Peculiarities of thermal and energy state variation in phase change regimes of water droplets in radiating biofuel flue gas flow

Abstract

A mathematical model is provided for the heat and mass transfer processes of a semi-transparent droplet. It evaluates the variation of liquid physical properties, when the droplet warms in a high temperature gas flow. A numerical investigation methodology, based on an iterative algorithm for instantaneous droplet surface temperature, is developed to determine the dynamics of the thermal and energy states of water droplets in phase change regimes. The condensation, transitional and equilibrium evaporation regimes have been modelled for droplets at a temperature of 40ºC, which is common in biofuel combustion technologies. Flue gases were considered as a hot and humid air flow in the 150ºC-1000ºC temperature range and a humidity of 0.4 according to the water vapour volumetric fraction, where droplets are slipping with an initial velocity of up to 60 m/s and their diameter is in the range of 50-1000 μm.
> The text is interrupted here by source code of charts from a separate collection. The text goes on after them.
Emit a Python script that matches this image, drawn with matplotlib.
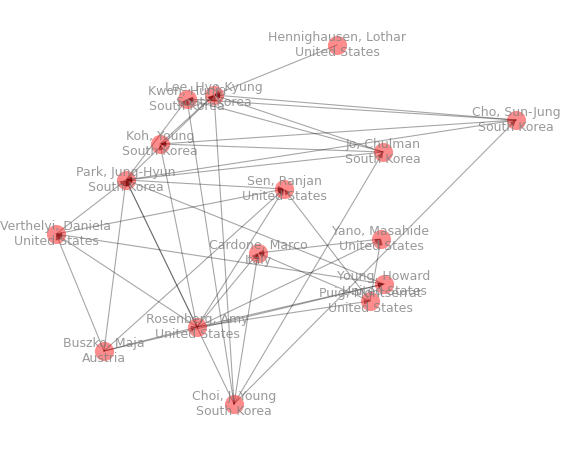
import matplotlib
matplotlib.use('Agg')
import matplotlib.pyplot as plt

# node names, countries and layout positions (layout coordinates)
names = ['Hennighausen, Lothar', 'Kwon, Hunju', 'Lee, Hyo-Kyung', 'Cho, Sun-Jung',
         'Koh, Young', 'Jo, Chulman', 'Park, Jung-Hyun', 'Sen, Ranjan',
         'Verthelyi, Daniela', 'Yano, Masahide', 'Cardone, Marco', 'Young, Howard',
         'Puig, Montserrat', 'Rosenberg, Amy', 'Buszko, Maja', 'Choi, Ji Young']
countries = ['United States', 'South Korea', 'South Korea', 'South Korea',
             'South Korea', 'South Korea', 'South Korea', 'United States',
             'United States', 'United States', 'Italy', 'United States',
             'United States', 'United States', 'Austria', 'South Korea']
pos_x = [337, 187, 214, 516, 160, 383, 126, 284, 56, 381, 258, 384, 370, 197, 104, 234]
pos_y = [45, 99, 95, 120, 144, 152, 180, 189, 234, 239, 253, 284, 301, 327, 351, 404]

edges = [
    (0, 2), (3, 2), (3, 1), (5, 2), (5, 1), (3, 4), (5, 4), (3, 6), (5, 6),
    (6, 1), (6, 2), (4, 2), (6, 7), (8, 6), (14, 6), (13, 6), (15, 6), (11, 6),
    (15, 1), (15, 2), (13, 4), (8, 7), (14, 7), (13, 7), (12, 7), (15, 5),
    (15, 3), (11, 8), (13, 8), (14, 8), (9, 10), (12, 10), (13, 10),
    (13, 9), (12, 9), (13, 11), (14, 11), (13, 12), (15, 10), (14, 13),
]

fig = plt.figure(figsize=(5.72, 4.49), dpi=100)
ax = fig.add_axes([0, 0, 1, 1])
ax.set_xlim(0, 572)
ax.set_ylim(449, 0)
ax.axis('off')

for s, t in edges:
    ax.annotate('', xy=(pos_x[t], pos_y[t]), xytext=(pos_x[s], pos_y[s]),
                arrowprops=dict(arrowstyle='-|>', color='black', alpha=0.35,
                                lw=0.8, shrinkA=0, shrinkB=0, mutation_scale=8))

ax.scatter(pos_x, pos_y, s=190, color='red', alpha=0.45, zorder=3, linewidths=0)

for n, c, x, y in zip(names, countries, pos_x, pos_y):
    ax.text(x, y, f'{n}\n{c}', ha='center', va='center', fontsize=9,
            color='gray', alpha=0.8, zorder=4, linespacing=1.25)

fig.savefig('out.png', dpi=100, facecolor='white')
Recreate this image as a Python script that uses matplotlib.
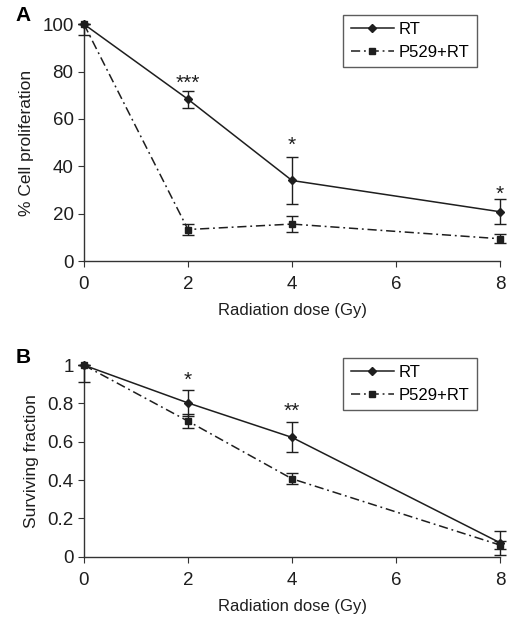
import matplotlib.pyplot as plt
from matplotlib.lines import Line2D
from matplotlib.ticker import FixedLocator, FormatStrFormatter

plt.rcParams['font.family'] = ['Liberation Sans', 'DejaVu Sans']

dose = [0, 2, 4, 8]

# panel A: % cell proliferation
prolif_rt = [100, 68.3, 34.0, 20.8]
prolif_rt_err = [0, 3.5, 10.0, 5.3]
prolif_p529 = [100, 13.3, 15.6, 9.4]
prolif_p529_err = [4.6, 2.4, 3.5, 2.0]
prolif_stars = ['', '***', '*', '*']
prolif_star_y = [0, 75, 49, 28]

# panel B: surviving fraction
surv_rt = [1.0, 0.803, 0.623, 0.073]
surv_rt_err = [0, 0.067, 0.078, 0.062]
surv_p529 = [1.0, 0.708, 0.407, 0.061]
surv_p529_err = [0.09, 0.037, 0.029, 0.02]
surv_stars = ['', '*', '**', '']
surv_star_y = [0, 0.92, 0.76, 0]

INK = '#1e1e1e'
DASHDOT = (0, (6, 2.5, 1.2, 2.5))


def panel(ax, rt, rt_err, p5, p5_err, stars, star_y, ylim, yticks, ylabel, fmt):
    ax.errorbar(dose, rt, yerr=rt_err, color=INK, lw=1.1, marker='D', ms=4,
                capsize=4, elinewidth=1, clip_on=False, zorder=3)
    ax.errorbar(dose, p5, yerr=[p5_err, [0] + p5_err[1:]], color=INK, lw=1.1,
                ls=DASHDOT, marker='s', ms=5, capsize=4, elinewidth=1,
                clip_on=False, zorder=3)
    for x, s, y in zip(dose, stars, star_y):
        if s:
            ax.text(x, y, s, ha='center', va='center', fontsize=15, color=INK)
    ax.set_xlim(0, 8)
    ax.set_ylim(*ylim)
    ax.xaxis.set_major_locator(FixedLocator([0, 2, 4, 6, 8]))
    ax.yaxis.set_major_locator(FixedLocator(yticks))
    ax.yaxis.set_major_formatter(fmt)
    ax.spines['top'].set_visible(False)
    ax.spines['right'].set_visible(False)
    for sp in ('left', 'bottom'):
        ax.spines[sp].set_color('#333333')
        ax.spines[sp].set_linewidth(1.0)
    ax.tick_params(labelsize=13.5, length=4, color='#333333', labelcolor=INK)
    ax.tick_params(axis='x', pad=7)
    ax.set_xlabel('Radiation dose (Gy)', fontsize=12, color=INK, labelpad=7)
    ax.set_ylabel(ylabel, fontsize=12.5, color=INK, labelpad=6)
    handles = [Line2D([], [], color=INK, lw=1.1, marker='D', ms=4),
               Line2D([], [], color=INK, lw=1.1, ls=DASHDOT, marker='s', ms=5)]
    leg = ax.legend(handles, ['RT', 'P529+RT'], loc='upper right',
                    bbox_to_anchor=(0.945, 1.04), borderaxespad=0, fontsize=12,
                    frameon=True, fancybox=False, edgecolor='#333333',
                    handlelength=2.6, handletextpad=0.3, borderpad=0.45,
                    labelspacing=0.45)
    leg.get_frame().set_linewidth(1.0)


fig = plt.figure(figsize=(5.15, 6.2), dpi=100)
ax1 = fig.add_axes([0.163, 0.579, 0.808, 0.382])
ax2 = fig.add_axes([0.163, 0.102, 0.808, 0.309])

panel(ax1, prolif_rt, prolif_rt_err, prolif_p529, prolif_p529_err,
      prolif_stars, prolif_star_y, (0, 100), [0, 20, 40, 60, 80, 100],
      '% Cell proliferation', FormatStrFormatter('%d'))
panel(ax2, surv_rt, surv_rt_err, surv_p529, surv_p529_err,
      surv_stars, surv_star_y, (0, 1), [0, 0.2, 0.4, 0.6, 0.8, 1.0],
      'Surviving fraction', FormatStrFormatter('%g'))

fig.text(0.03, 0.975, 'A', fontsize=15, fontweight='bold', ha='left', va='center')
fig.text(0.03, 0.424, 'B', fontsize=15, fontweight='bold', ha='left', va='center')

fig.savefig('out.png', dpi=100)
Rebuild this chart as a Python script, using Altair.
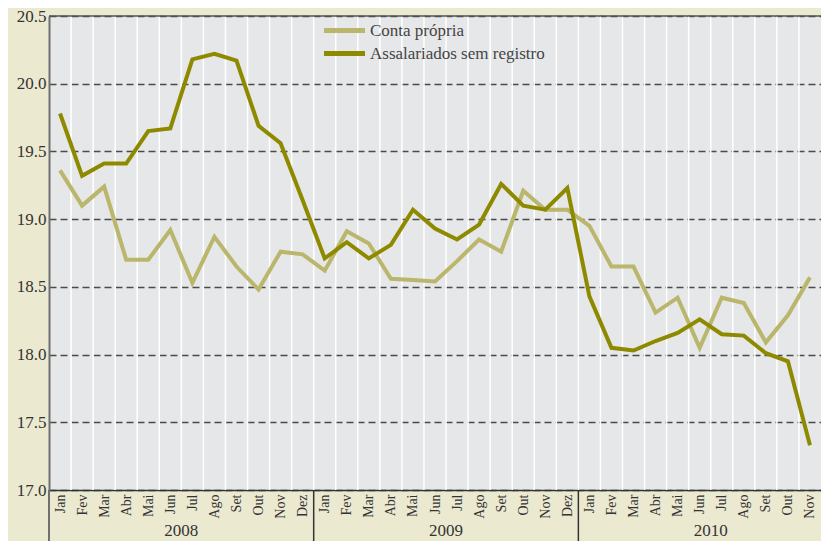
import json
import altair as alt
import pandas as pd

months = ["Jan", "Fev", "Mar", "Abr", "Mai", "Jun", "Jul", "Ago", "Set", "Out", "Nov", "Dez"]
years = ["2008", "2009", "2010"]
series_names = ["Conta própria", "Assalariados sem registro"]

conta_propria = [
    19.36, 19.10, 19.24, 18.70, 18.70, 18.92, 18.53, 18.87, 18.65, 18.48, 18.76, 18.74,
    18.62, 18.91, 18.82, 18.56, 18.55, 18.54, 18.69, 18.85, 18.76, 19.21, 19.07, 19.07,
    18.95, 18.65, 18.65, 18.31, 18.42, 18.05, 18.42, 18.38, 18.09, 18.29, 18.57,
]
assalariados = [
    19.78, 19.32, 19.41, 19.41, 19.65, 19.67, 20.18, 20.22, 20.17, 19.69, 19.56, 19.14,
    18.71, 18.83, 18.71, 18.81, 19.07, 18.93, 18.85, 18.96, 19.26, 19.10, 19.07, 19.23,
    18.43, 18.05, 18.03, 18.10, 18.16, 18.26, 18.15, 18.14, 18.01, 17.95, 17.33,
]
y_ticks = [17.0, 17.5, 18.0, 18.5, 19.0, 19.5, 20.0, 20.5]

n = len(conta_propria)
rows = []
for i in range(n):
    rows.append({"idx": i, "serie": series_names[0], "valor": conta_propria[i]})
    rows.append({"idx": i, "serie": series_names[1], "valor": assalariados[i]})
df = pd.DataFrame(rows)

bounds = pd.DataFrame({"b": [k - 0.5 for k in range(1, n)]})
year_df = pd.DataFrame({
    "ano": years,
    "mid": [12 * i + 5.5 for i in range(len(years))],
})
sep_df = pd.DataFrame({"b": [12 * i - 0.5 for i in range(1, len(years))]})
left_df = pd.DataFrame({"b": [-0.5]})

FONT = "Liberation Serif"
TXT = "#333333"

xscale = alt.Scale(domain=[-0.5, n - 0.5], nice=False, zero=False)
yscale = alt.Scale(domain=[17.0, 20.5], nice=False, zero=False)

label_expr = json.dumps(months) + "[datum.value % 12]"
x_axis = alt.Axis(values=list(range(n)), labelExpr=label_expr, labelAngle=270,
                  ticks=False, grid=False, domainColor="#333333", domainWidth=1.5,
                  labelFont=FONT, labelFontSize=14, labelColor=TXT, labelPadding=4,
                  labelOverlap=False, labelFlush=False, labelBound=False, title=None)


def X(field):
    return alt.X(field, scale=xscale, axis=x_axis)


vgrid = alt.Chart(bounds).mark_rule(color="white", strokeWidth=1.5).encode(x=X("b:Q"))

top_border = alt.Chart(pd.DataFrame({"v": [y_ticks[-1]]})).mark_rule(
    color="#555555", strokeWidth=1.5
).encode(y=alt.Y("v:Q", scale=yscale))

lines = alt.Chart(df).mark_line(strokeWidth=4).encode(
    x=X("idx:Q"),
    y=alt.Y("valor:Q", scale=yscale,
            axis=alt.Axis(values=y_ticks, format=".1f", grid=True, gridDash=[7, 4],
                          gridColor="#4a4a4a", gridWidth=1.3, domainColor="#707070",
                          domainWidth=2, ticks=False, labelPadding=3, labelFont=FONT,
                          labelFontSize=17, labelColor=TXT, title=None)),
    color=alt.Color("serie:N",
                    scale=alt.Scale(domain=series_names, range=["#BAB66C", "#8E8A00"]),
                    legend=alt.Legend(title=None, orient="none", legendX=286, legendY=5,
                                      symbolType="M-3,0H3", symbolSize=187,
                                      symbolStrokeWidth=5, labelFont=FONT,
                                      labelFontSize=17, labelColor="#444444",
                                      labelLimit=400, labelOffset=16, rowPadding=2)),
    detail="serie:N",
)

seps = alt.Chart(sep_df).mark_rule(color="#333333", strokeWidth=1.5).encode(
    x=X("b:Q"), y=alt.value(474), y2=alt.value(525)
)
left_ext = alt.Chart(left_df).mark_rule(color="#707070", strokeWidth=2).encode(
    x=X("b:Q"), y=alt.value(474), y2=alt.value(525)
)
year_text = alt.Chart(year_df).mark_text(
    font=FONT, fontSize=17, color=TXT, baseline="alphabetic", align="center"
).encode(x=X("mid:Q"), y=alt.value(520), text="ano:N")

chart = alt.layer(vgrid, top_border, lines, seps, left_ext, year_text).properties(
    width=772, height=474,
    padding={"left": 41, "top": 8, "right": 0, "bottom": 51},
    autosize=alt.AutoSizeParams(type="none"),
    background="#ECE9D1",
).configure_view(stroke=None, fill="#E6E7E9")

chart.save("out.html", embed_options={"renderer": "svg", "actions": False})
In phase change regimes a detailed assessment is provided for heat and mass transfer parameters for droplets slipping in a radiating high temperature humid gas flow. It was confirmed that the thermal and energy state variations of water droplets in a flue gas flow are defined by the change of heat transfer regime, which is caused by the weakening of droplet slipping in the gas flow and radiation absorption weakening during their evaporation.